The .for loop was defining a ${__dir} variable that was being set at a
different evaluation time than the target itself, so every 'cd ${__dir}'
became the last value that was in ${__dir}. This resulted in 'make obj'
not properly being ran in the tree that would leave .depend files
scattered around when 'make all' was ran in rescue/.
To fix this, define a CRUNCH_SRCDIR_* for every prog if it does not
already have one and then use that variable in every relevant place.
This allows simplifying some logic as well.
asomers [Fri, 23 Oct 2015 19:28:24 +0000 (19:28 +0000)]
Fix various Coverity issues in sbin/savecore/savecore.c:
CID1009429: Fix unchecked return value from lseek while clearing dump
CID1007781: Fix file descriptor leak in DoFile
CID1007261: Don't send potentially unterminated string to syslog(3)
mav [Fri, 23 Oct 2015 18:34:18 +0000 (18:34 +0000)]
Add partial support for QUERY TMF to CAM and isp(4).
This change allows to decode respective functions in isp(4) in target mode
and pass them through CAM to CTL. Unfortunately neither CAM nor isp(4)
support returning response info for those task management functions now.
On the other side I just have no initiator to test this functionality.

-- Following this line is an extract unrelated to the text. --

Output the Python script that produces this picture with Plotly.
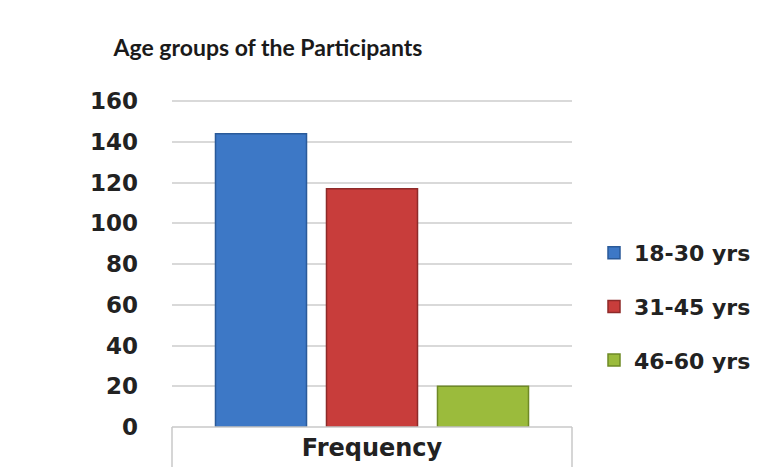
import plotly.graph_objects as go

# Participant counts per age group
category = ["Frequency"]
age_groups = ["18-30 yrs", "31-45 yrs", "46-60 yrs"]
counts = [144, 117, 20]
fill_colors = ["#3d78c6", "#c83d3b", "#9bbb3c"]
edge_colors = ["#2a5a99", "#8e2a29", "#6f8a26"]
y_ticks = [0, 20, 40, 60, 80, 100, 120, 140, 160]

W, H = 778, 467
L, R, T, B = 172, 206, 97, 40

fig = go.Figure()
for i, (name, val) in enumerate(zip(age_groups, counts)):
    fig.add_trace(go.Bar(
        x=category, y=[val], name=name, legendgroup=name,
        marker=dict(color=fill_colors[i], line=dict(color=edge_colors[i], width=1.5)),
    ))

fig.update_layout(
    width=W, height=H,
    margin=dict(l=L, r=R, t=T, b=B, pad=0),
    paper_bgcolor="white", plot_bgcolor="white",
    barmode="group", bargap=0.1675, bargroupgap=0.18,
    title=dict(text="Age groups of the Participants",
               font=dict(family="Lato", size=23, color="#1a1a1a", weight="bold"),
               x=268 / W, xanchor="center", xref="container",
               y=1 - 48 / H, yanchor="middle", yref="container"),
    xaxis=dict(showgrid=False, showline=False, zeroline=False, automargin=False,
               tickfont=dict(family="DejaVu Sans", size=24, color="#222222", weight="bold"),
               ticklabelstandoff=4),
    yaxis=dict(range=[0, 162], tickvals=y_ticks, showgrid=True, automargin=False,
               gridcolor="#d9d9d9", gridwidth=2, zeroline=False, showline=False,
               tickfont=dict(family="DejaVu Sans", size=23, color="#222222", weight="bold"),
               ticklabelstandoff=33),
    legend=dict(x=594 / W, xref="container", xanchor="left",
                y=1 - 232 / H, yref="container", yanchor="top",
                traceorder="grouped", tracegroupgap=22,
                font=dict(family="DejaVu Sans", size=22, color="#222222", weight="bold"),
                bgcolor="rgba(0,0,0,0)"),
    showlegend=True,
)

# Box framing the category axis label below the plot
yb = -B / (H - T - B)
fig.add_shape(type="line", xref="paper", yref="paper", x0=0, x1=1, y0=0, y1=0,
              line=dict(color="#c8c8c8", width=1.5))
fig.add_shape(type="line", xref="paper", yref="paper", x0=0, x1=0, y0=0, y1=yb,
              line=dict(color="#c8c8c8", width=1.5))
fig.add_shape(type="line", xref="paper", yref="paper", x0=1, x1=1, y0=0, y1=yb,
              line=dict(color="#c8c8c8", width=1.5))

fig.write_html("out.html")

vangyzen [Fri, 23 Oct 2015 15:56:17 +0000 (15:56 +0000)]
resolver: abuse _res a little less
In the past, _res was a global variable. Now, it's multiple function calls.

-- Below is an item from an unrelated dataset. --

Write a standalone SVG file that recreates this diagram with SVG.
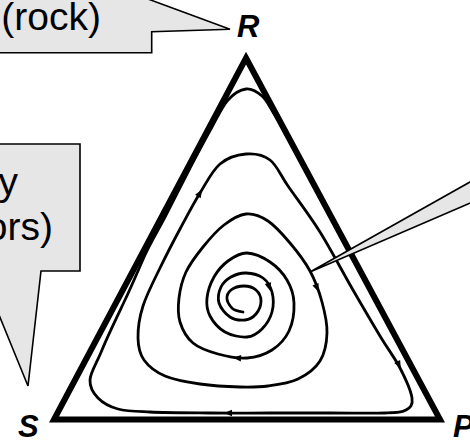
<svg xmlns="http://www.w3.org/2000/svg" xmlns:xlink="http://www.w3.org/1999/xlink" width="470" height="440" viewBox="0 0 470 440">
<style>
.call{fill:#e6e6e6;stroke:#000;stroke-width:1.6;stroke-linejoin:miter}
.ct{font-family:"Liberation Sans",Arial,sans-serif;font-size:39px;fill:#000}
.vl{font-family:"Liberation Sans",Arial,sans-serif;font-size:31px;font-weight:bold;font-style:italic;fill:#000}
.edge{fill:none;stroke:#000;stroke-width:6;stroke-linejoin:miter}
.traj{fill:none;stroke:#000;stroke-width:2.8;stroke-linecap:round;stroke-linejoin:round}
</style>
<defs>
<path id="ah" d="M4,0 L-4,-3.3 L-4,3.3 Z" fill="#000"/>
</defs>
<rect width="470" height="440" fill="#fff"/>
<g id="simplex">
<path class="edge" d="M246,58 L440,419.5 L54,419.5 Z"/>
</g>
<g id="connectors">
<path class="traj" d="M243,312 C239.7,311 235.7,311.2 233,309 S227.3,302.2 227,299 S228.2,292.2 231,290 S239.8,286 244,286 S253.2,287.5 256,290 S261,297 261,301 S258.7,310.8 256,314 S249.3,319.5 245,320 S234.3,319.8 230,317 S220.5,308 219,303 S219,291.3 221,287 S226.8,279.3 231,277 S240.7,272.8 246,273 S258.7,274.8 263,278 S270.5,286.3 272,292 S273.7,305.8 272,312 S266.2,324.8 262,329 S253.2,336.5 247,337 S231.2,335.5 225,332 S213,321.7 210,316 S206.3,304.5 207,298 S210.5,283.2 214,277 S222.5,265 228,261 S240,252.8 247,253 S263.3,257.5 270,262 S283,273.2 287,280 S293.7,294.5 294,303 S292.7,323.2 289,331 S279,345.5 272,350 S256,357.3 247,358 S227,356.5 218,354 S199.3,348.3 193,343 S182.3,329.5 180,322 S178,306.3 179,298 S182,280.5 186,272 S196.7,254.8 203,247 S216.8,230.5 224,225 S238.7,214.7 246,214 S260.7,216.2 268,221 S283,234.7 290,243 S304.7,261.2 310,271 S319.2,291.7 322,302 S327.3,323.2 327,333 S324.8,353.3 320,361 S306.7,374.8 298,379 S277.7,384.7 268,386 S251.3,387.3 240,387 S212.5,385.8 200,384 S174.3,380 165,376 S148.5,366.3 144,360 S138.2,347 138,338 S139.3,317.7 143,306 S153.8,280.8 160,268 S173.3,241.5 180,229 S193.3,203.8 200,193 S212.3,170.5 220,164 S237.7,154.7 246,154 S263,154.7 270,160 S279.7,174 288,186 S309.2,214.7 320,232 S343,272.7 353,290 S372.2,323 380,336 S394.7,357.7 400,368 S411,391 412,398 S410.5,407.5 406,410 S397.7,412.5 385,413 S349.2,413 330,413 S290,413 270,413 S230,413.2 210,413 S165.3,412.7 150,412 S126.7,411.3 118,409 S102.7,402.8 98,398 S89.7,388 90,380 S96.7,363.3 102,350 S117.5,315.8 125,300 S138.8,268.8 145,255 S157.5,231.5 165,217 S182.2,183 190,168 S205.7,138.3 212,127 S222.3,106.3 228,100 S240.3,89.7 246,89 S257.5,92.2 262,96 S269.5,106.5 273,112 S279.7,123.2 283,129 S289.7,141 293,147"/>
<use xlink:href="#ah" href="#ah" transform="translate(200,193) rotate(-58)"/>
<use xlink:href="#ah" href="#ah" transform="translate(228,413) rotate(180)"/>
<use xlink:href="#ah" href="#ah" transform="translate(399,365) rotate(63)"/>
<use xlink:href="#ah" href="#ah" transform="translate(237,358) rotate(183)"/>
<use xlink:href="#ah" href="#ah" transform="translate(317,288) rotate(68)"/>
<use xlink:href="#ah" href="#ah" transform="translate(269,287) rotate(75)"/>
</g>
<g id="callout-rock">
<path class="call" d="M-5,52.7 L151.7,52.7 L151.7,31.7 L230,29.3 L148,-1 L-5,-1 Z"/>
<text class="ct" x="101" y="30" text-anchor="end">(rock)</text>
</g>
<g id="callout-left">
<path class="call" d="M-30,144 L80,144 L80,271 L41,271 L28,386 L-19,271 L-30,271 Z"/>
<text class="ct" x="18" y="195" text-anchor="end">y</text>
<text class="ct" x="53" y="240" text-anchor="end">ors)</text>
</g>
<g id="callout-right">
<path class="call" d="M310,272 L480,176.4 L480,198.7 Z"/>
</g>
<g id="vertex-R"><text class="vl" x="237" y="37">R</text></g>
<g id="vertex-S"><text class="vl" x="18" y="437">S</text></g>
<g id="vertex-P"><text class="vl" x="453" y="437">P</text></g>
</svg>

Several functions in the resolver use _res multiple times and therefore
call the function(s) far more than necessary.
Fix those callers to store the result of _res in a local variable.
Add __noinline to the definition of res_init() to avoid the code bloat
that these changes would have otherwise incurred. Thanks to jilles
for noticing this.
royger [Fri, 23 Oct 2015 15:46:42 +0000 (15:46 +0000)]
blkfront: add support for unmapped IO
Using unmapped IO is really beneficial when running inside of a VM,
since it avoids IPIs to other vCPUs in order to invalidate the
mappings.
This patch adds unmapped IO support to blkfront. The following tests
results have been obtained when running on a Xen host without HAP:
PVHVM
3165.84 real 6354.17 user 4483.32 sys
PVHVM with unmapped IO
2099.46 real 4624.52 user 2967.38 sys
This is because when running using shadow page tables TLB flushes and
range invalidations are much more expensive, so using unmapped IO
provides a very important performance boost.
The implementation of bus_dmamap_load_ma_triv currently calls
_bus_dmamap_load_phys on each page that is part of the passed in buffer.
Since each page is treated as an individual buffer, the resulting behaviour
is different from the behaviour of _bus_dmamap_load_buffer. This breaks
certain drivers, like Xen blkfront.
If an unmapped buffer of size 4096 that starts at offset 13 into the first
page is passed to the current _bus_dmamap_load_ma implementation (so the ma
array contains two pages), the result is that two segments are created, one
with a size of 4083 and the other with size 13 (because two independant
calls to _bus_dmamap_load_phys are performed, one for each physical page).
If the same is done with a mapped buffer and calling _bus_dmamap_load_buffer
the result is that only one segment is created, with a size of 4096.
This patch relegates the usage of bus_dmamap_load_ma_triv in x86 bounce
buffer code to drivers requesting BUS_DMA_KEEP_PG_OFFSET and implements
_bus_dmamap_load_ma so that it's behaviour is the same as the mapped version
(_bus_dmamap_load_buffer). This patch only modifies the x86 bounce buffer
code, other arches are left untouched.